>> start
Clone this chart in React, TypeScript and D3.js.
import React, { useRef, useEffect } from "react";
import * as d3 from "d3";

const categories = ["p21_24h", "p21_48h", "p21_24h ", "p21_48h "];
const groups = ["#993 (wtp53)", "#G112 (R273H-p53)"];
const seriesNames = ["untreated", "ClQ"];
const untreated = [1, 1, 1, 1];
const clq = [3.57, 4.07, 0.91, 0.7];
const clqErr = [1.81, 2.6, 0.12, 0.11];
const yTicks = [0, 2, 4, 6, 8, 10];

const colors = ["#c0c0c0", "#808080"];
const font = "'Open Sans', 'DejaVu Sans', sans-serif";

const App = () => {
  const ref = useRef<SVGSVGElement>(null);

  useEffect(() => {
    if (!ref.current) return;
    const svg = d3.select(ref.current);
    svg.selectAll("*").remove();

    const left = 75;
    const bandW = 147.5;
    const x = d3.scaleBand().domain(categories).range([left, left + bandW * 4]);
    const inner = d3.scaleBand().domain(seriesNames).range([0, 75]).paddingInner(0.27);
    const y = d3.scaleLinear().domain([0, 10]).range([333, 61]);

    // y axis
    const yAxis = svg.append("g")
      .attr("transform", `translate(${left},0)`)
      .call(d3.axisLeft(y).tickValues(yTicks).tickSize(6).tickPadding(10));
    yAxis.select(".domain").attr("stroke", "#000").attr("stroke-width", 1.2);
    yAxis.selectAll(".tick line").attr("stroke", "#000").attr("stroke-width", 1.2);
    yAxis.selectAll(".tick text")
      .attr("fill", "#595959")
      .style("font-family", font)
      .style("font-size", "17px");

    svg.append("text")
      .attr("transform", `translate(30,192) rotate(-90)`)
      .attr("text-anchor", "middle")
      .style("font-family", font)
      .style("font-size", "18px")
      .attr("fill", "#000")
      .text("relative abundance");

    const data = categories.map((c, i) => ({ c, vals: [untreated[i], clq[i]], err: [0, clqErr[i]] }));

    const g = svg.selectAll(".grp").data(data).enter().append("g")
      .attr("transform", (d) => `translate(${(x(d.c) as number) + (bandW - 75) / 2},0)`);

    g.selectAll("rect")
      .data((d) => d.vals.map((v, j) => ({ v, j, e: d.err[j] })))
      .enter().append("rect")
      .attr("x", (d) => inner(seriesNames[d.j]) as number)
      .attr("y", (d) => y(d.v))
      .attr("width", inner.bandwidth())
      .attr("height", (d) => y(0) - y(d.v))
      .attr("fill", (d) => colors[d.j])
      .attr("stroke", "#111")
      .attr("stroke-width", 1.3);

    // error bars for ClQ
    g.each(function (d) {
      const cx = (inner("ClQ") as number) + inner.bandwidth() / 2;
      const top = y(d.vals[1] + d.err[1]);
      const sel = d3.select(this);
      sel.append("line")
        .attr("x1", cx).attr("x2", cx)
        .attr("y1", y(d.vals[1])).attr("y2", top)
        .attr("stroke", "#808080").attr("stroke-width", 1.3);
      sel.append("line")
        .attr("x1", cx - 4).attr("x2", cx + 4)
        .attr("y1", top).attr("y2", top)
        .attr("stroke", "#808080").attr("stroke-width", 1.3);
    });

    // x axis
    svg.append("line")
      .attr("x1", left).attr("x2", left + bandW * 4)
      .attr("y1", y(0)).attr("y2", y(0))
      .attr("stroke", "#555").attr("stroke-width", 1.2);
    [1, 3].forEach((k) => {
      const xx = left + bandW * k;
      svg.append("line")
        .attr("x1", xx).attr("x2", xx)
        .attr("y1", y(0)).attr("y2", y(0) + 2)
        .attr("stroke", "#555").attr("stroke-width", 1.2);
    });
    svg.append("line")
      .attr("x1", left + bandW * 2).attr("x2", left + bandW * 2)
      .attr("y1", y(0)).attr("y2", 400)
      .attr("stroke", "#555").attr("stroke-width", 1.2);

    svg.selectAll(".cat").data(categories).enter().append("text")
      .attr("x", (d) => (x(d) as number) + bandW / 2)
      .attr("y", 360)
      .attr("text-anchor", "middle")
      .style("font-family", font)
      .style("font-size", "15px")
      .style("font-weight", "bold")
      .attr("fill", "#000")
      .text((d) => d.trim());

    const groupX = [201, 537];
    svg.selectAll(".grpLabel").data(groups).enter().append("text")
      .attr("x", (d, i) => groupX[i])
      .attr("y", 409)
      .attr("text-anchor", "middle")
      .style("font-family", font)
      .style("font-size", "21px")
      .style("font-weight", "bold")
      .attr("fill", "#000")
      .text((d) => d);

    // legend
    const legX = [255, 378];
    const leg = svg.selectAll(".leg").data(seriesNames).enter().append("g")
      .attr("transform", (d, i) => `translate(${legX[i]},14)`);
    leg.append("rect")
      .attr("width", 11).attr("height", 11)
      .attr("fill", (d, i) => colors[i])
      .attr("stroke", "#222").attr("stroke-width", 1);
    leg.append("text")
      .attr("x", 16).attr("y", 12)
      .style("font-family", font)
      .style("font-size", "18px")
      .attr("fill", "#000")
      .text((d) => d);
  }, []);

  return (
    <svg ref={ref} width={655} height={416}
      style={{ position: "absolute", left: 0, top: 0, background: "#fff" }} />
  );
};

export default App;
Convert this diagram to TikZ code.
>> end
→ Prompt: Return nothing but the lines from the start of the listing above through the line containing "const y = d3.scaleLinear().domain([0, 10]).range([333, 61]);", exactly as given.

→ Solved problem:
Clone this chart in React, TypeScript and D3.js.
import React, { useRef, useEffect } from "react";
import * as d3 from "d3";

const categories = ["p21_24h", "p21_48h", "p21_24h ", "p21_48h "];
const groups = ["#993 (wtp53)", "#G112 (R273H-p53)"];
const seriesNames = ["untreated", "ClQ"];
const untreated = [1, 1, 1, 1];
const clq = [3.57, 4.07, 0.91, 0.7];
const clqErr = [1.81, 2.6, 0.12, 0.11];
const yTicks = [0, 2, 4, 6, 8, 10];

const colors = ["#c0c0c0", "#808080"];
const font = "'Open Sans', 'DejaVu Sans', sans-serif";

const App = () => {
  const ref = useRef<SVGSVGElement>(null);

  useEffect(() => {
    if (!ref.current) return;
    const svg = d3.select(ref.current);
    svg.selectAll("*").remove();

    const left = 75;
    const bandW = 147.5;
    const x = d3.scaleBand().domain(categories).range([left, left + bandW * 4]);
    const inner = d3.scaleBand().domain(seriesNames).range([0, 75]).paddingInner(0.27);
    const y = d3.scaleLinear().domain([0, 10]).range([333, 61]);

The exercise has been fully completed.